Francesco Paolo Frontini (Catania, August 6, 1860 – Catania, July 26, 1939) was an Italian composer. He studied music with his father, composer Martino Frontini; he also studied the violin with Santi D'Amico, playing a concert with him at the town concert hall at the age of 13. At 15 his first composition, a Qui tollis, was played at the city cathedral, under the direction of Pietro Antonio Coppola. In 1875 Frontini matriculated at the Palermo Conservatory, where he studied with Pietro Platania; from there he passed to the conservatory in Naples, where he received his diploma in composition under the tuition of Lauro Rossi.

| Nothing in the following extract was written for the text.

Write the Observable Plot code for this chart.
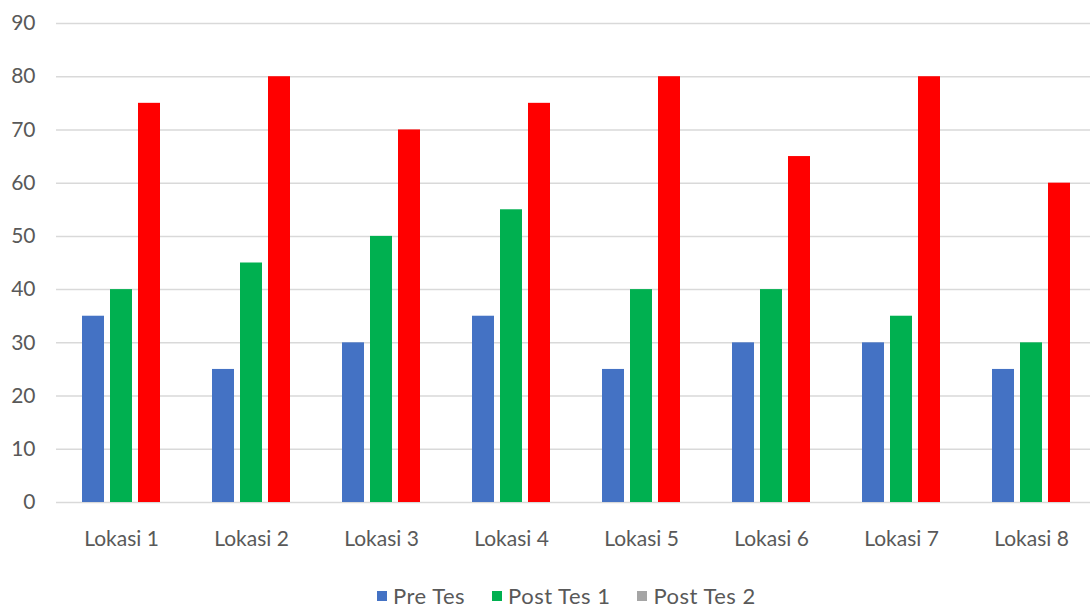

Among his first substantial compositions was a funeral Mass in honor of Pietro Coppola. In 1881 came the premiere of a three-act melodrama, Nella; further operas followed, beginning with Sansone in 1882, Aleramo (based on the legend of Adelasia and Aleramo) in 1883, Fatalità in 1890, Malia (on a libretto of Luigi Capuana) in 1891, and Il Falconiere in 1899. At the same time his lyric poem Medio-Evo received favorable notice from Jules Massenet. He wrote music for the one-act play Vicolo delle belle by Saverio Fiducia, as well as for Antonino Russo Giusti's comedy U Spiridu, which was shown in 1920 at the communal theater under the direction of Gaetano Emanuel Calì. He also wrote a number of religious and secular choral compositions at this time. Frontini also wrote numerous songs, melodies, serenatas and romances; the most popular of these were his Serenata araba, Il piccolo montanaro, and a Triumphal March. In addition to his activities as a composer, he taught music and counterpoint at the Ospizio di Beneficenza.

One of Frontini's chief interests was popular music and song, and he compiled the first collection of Sicilian folk songs in Italy; fifty pieces from this collection were published by Casa Ricordi in 1882; a second collection, titled Natale siciliano, was published in 1893 by De Marchi of Milan.

Frontini died in the city of his birth in 1939.